God is played by a child
Perhaps the most ludicrous change is that God is played by a little boy who is meant to speak God's words. Not only are the words all made up, but the very idea robs the true story much of its majesty and transcendence, not to speak of truth. Now why would you want to do this?

Moses is not very "pro-God"
The Moses of the Old Testament, while struggling to obey God when first called, does submit to God's will and proves a faithful, if somewhat human servant - a most humble man we remind ourselves (Numbers 12:3). But right throughout the film we find Moses disrespectful and even argumentative towards "God".

A polemic on the "monster God" of the Old Testament
About the only detailed conversation about God takes place when Pharaoh, with dead baby son in arms, argues with Moses about what kind of God would kill babies. Nothing is said in rebut about the stubbornness of Pharaoh's heart (he could have escaped this judgement, 9 judgements earlier) or the 400 years slavery-without-pay that preceded.

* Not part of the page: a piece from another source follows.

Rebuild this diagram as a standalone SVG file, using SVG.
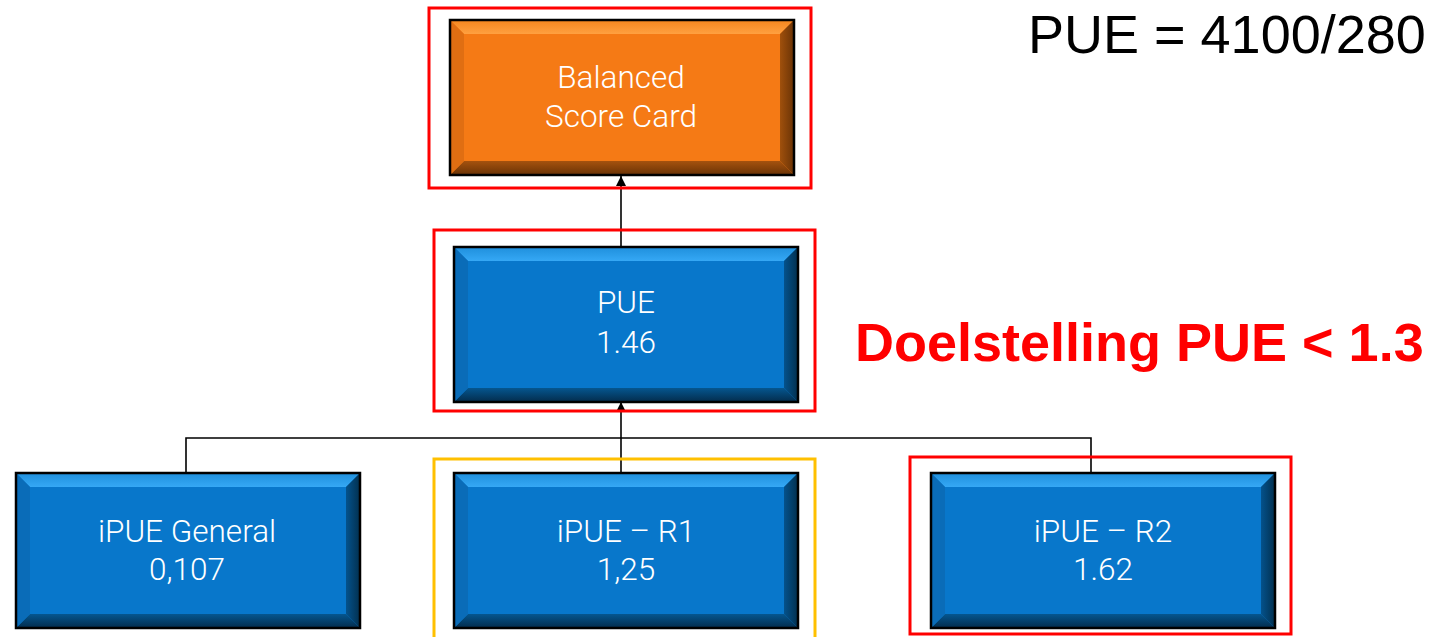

The sea that does not divide
Clearly consulting the liberal scholars, we have no divided waters, through which the Israelites pass on dry ground. Instead we have sort of dry ground which at times turns waist deep, through which the people must struggle. So no real miracle here. But now in the name of CGI effects and drama, a miracle not mentioned in the Old Testament is introduced to drown the Egyptians - a tsunami high wave! No miracles for the sake of science, but new miracles please in the name of big screen effects!

Moses gets swept up in the flood!
So (because they supposedly know each other), Moses and Pharaoh meet up in the middle of the dryish sea with a ginormous wave about to overwhelm them both. And indeed both of them are caught up (but survive) the flood. Where does it say Moses got caught up in the flood?

One of the most fascinating parts of the whole Biblical account is the way Moses speaks to Pharaoh. This part, except for a mythological conversation before the last plague, is completely missing. In the Bible you get a feel of Pharaoh's withering power, and God's ascending power as these exchanges proceed, but all of this is omitted. 

Why the changes?
About half way through the film my son says "let's leave", twice. And at the end he says "this film sucks". I have deliberately said nothing, so that he can make up his own mind.

I left the cinema pondering why the writers should have wanted to make such sweeping changes, especially when their version is so much less interesting - and is likely to bring in so much less money.

Ultimately, the writers are spiritually blind men reading a story they don't believe, changing it to fit in with the transient vagaries of a passing culture.

I can't wait to preach the real story in January!